Originally posted by Dave Marley

If he takes one away before you guess, then it's a simple 50/50, as it's just a choice of 2.

But this is exactly what you are doing. He is taking one away and then saying do you want to guess again !!!. Therefore you got a 50/50 chance.

 

And it's at this point that you are asked "does the contestant have a better, worse or equal chance of winning if he/she chooses the other box"

 

I wish I could change the font size of my smilie :D LOL:D

Originally posted by smw1

But this is exactly what you are doing. He is taking one away and then saying do you want to guess again !!!. Therefore you got a 50/50 chance.

 

And it's at this point that you are asked "does the contestant have a better, worse or equal chance of winning if he/she chooses the other box"

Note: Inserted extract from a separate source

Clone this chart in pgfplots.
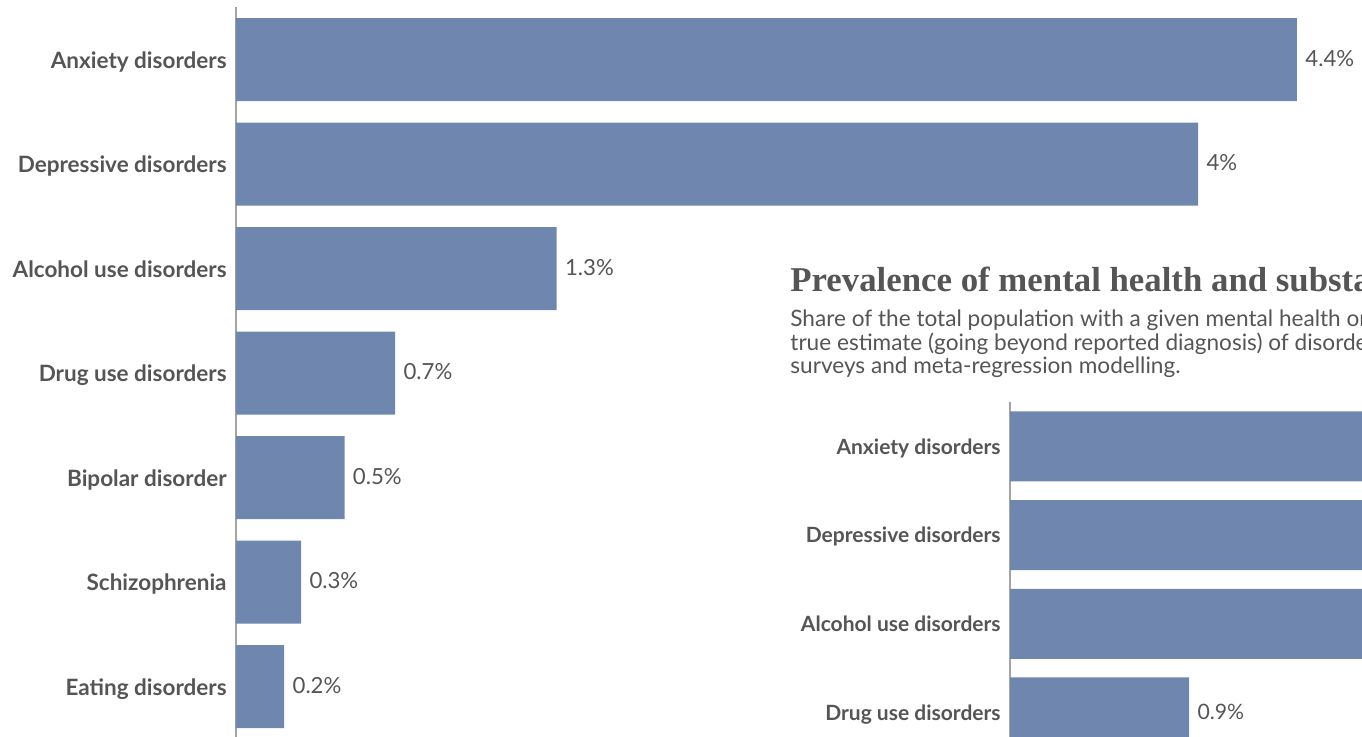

The point is that you chose *before* he took one away. That makes the 2 situations totally different and it isn't a simple 50/50 chance.

 

Take the example we had before. Choose 15 letters - 5 As, 5 Bs and 5 Cs in whichever order you like. I then choose A every single time, so you'll be removing B or C each time. If I don't change my mind, I'll get 5/15 right. If I do change my mind, I'll get 10/15 right! Simple! :D

1. A B C

 

2. A B C

 

3. A B C

 

4. A B C

 

5. A B C

 

6. A B C

 

7. A B C

 

8. A B C

 

9. A B C

 

10. A B C

 

11. A B C

 

12. A B C

 

13. A B C

 

14. A B C

 

15. A B C

A C C C A C A B B B A A B B C

 

The red letter has the has the prize, using Dave's technique

 

1. Lose

2.Win

3.win

4. Win

5. lose

6. Win

7. lose

8. Win

9. Win

10. Win

11. lose

12. Lose

13. Win

14. Win

15. Win

 

Try it, pick a letter, remove one 'empty' letter change your original choice for the one left (ie pick one of two a 50/50 chance)

and youll find it's not 50/50.

You need to pick the same letter every time but that's only to eliminate the randomness, the principle applies.